Lydia Chilobwe comes from Chinani Village, Group Village Headman Chinani in Traditional Authority Chiwalo in Phalombe district. She is 37 years old with 2 children. She was diagnosed with Tuberculosis (TB) in June 2014 at Holy Family Hospital in Phalombe district. She started receiving treatment, but it was cut short since there were no drugs at Nambazo Health Centre where she was collecting her drugs. Due to financial constraints she could not manage to procure some for herself nor travel to the next health facilities for medication. For three years Lydia was still experiencing TB signs and Symptoms which included sweating at night, progressive coughing and she was only able to lie on one side and keep the same posture for comfort when sleeping.
Lydia’s mother insisted that she visits the hospital to seek medical help since her condition was deteriorating with each passing day but Lydia was refusing to go to the hospital. It wasn’t until early June in 2017 that she met Nixon, TIMS Peer Educator who lives in the same village with Lydia. She explained to Nixon about her condition who informed her about DAPP – TB in the Mining Sector (TIMS) Field Officers (FO) who were sensitizing people in the area to go for TB screening.

 

Lydia Right With Her Guardian

Lydia Right With Her Guardian

A Member Of The Trio In A Vegetable Garden

A Member Of The Trio In A Vegetable Garden

She narrates, “I asked Nixon to inform the FOs about my situation and they visited me the following day. I explained about the signs and symptoms and they gave me bottles to collect sputum which I took to Nambazo Health Centre the following day. After the lab tests at Nambazo they found out that I didn’t have TB. The DAPP – TIMS FOs insisted that I should go to Phalombe district hospital for further diagnosis with X-ray. I was diagnosed with TB but unfortunately the hospital did not have TB drugs as such I was referred to Holy Family, a mission hospital, where I received 7 bottles of TB drugs. I returned to the village to continue my treatment, and I was receiving injections for 60 days at Nambazo. Since I have been taking medicine, there has been significant improvement to my health and I will be finishing my treatment on 8 January 2018.”

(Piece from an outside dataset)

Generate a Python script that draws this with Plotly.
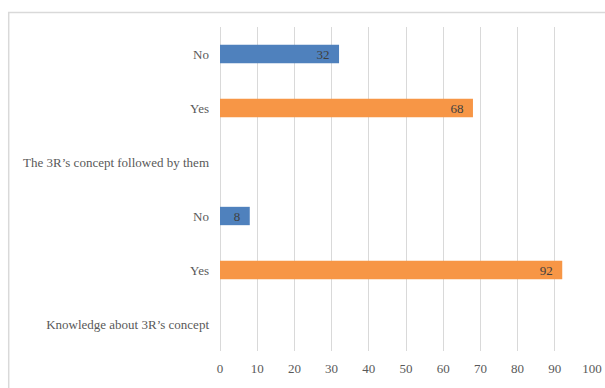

During the course of receiving TB treatment, DAPP’s Field Officers for TB in the Mining Sector project, work with the TB clients and their guardians. A trio, a group of three people comprising the patient and two guardians, is formed to provide support to the patient. Members of the trio ensure that the patient is adhering to drugs, living in a clean place, using clean utensils, eating nutritious meals and practice safe preventive measures to the rest of the family. The trio is also taught how to prepare meals that contain all six food groups through cooking demonstrations which are organized by the same field officers. Additionally, the trio is required to establish a vegetable garden at the household and are taught on the importance of direct observed therapy to the patients on TB Treatment.
Lydia’s trio members, Emily Gilevulo and Chrissy James, have been providing support to the patient since she was diagnosed with TB. During her early stage of treatment, the two women moved into the house of the patient to ensure timely assistance and support is offered. However, the patient was sleeping alone in a separate room away from the rest of the household members to avoid transmission of the airborne disease. She was using her own utensils like plates and cups which were cleaned with boiled water after use. Children below the age of five from the household received isoniazid prophylaxis that protected them contracting TB.
Lydia is now fit and able to walk long distances on her own. Lung parenchyma are usually affected by TB disease per X-ray interpretation. She said she had lost hope but TB in the Mining Sector project has helped her to live again.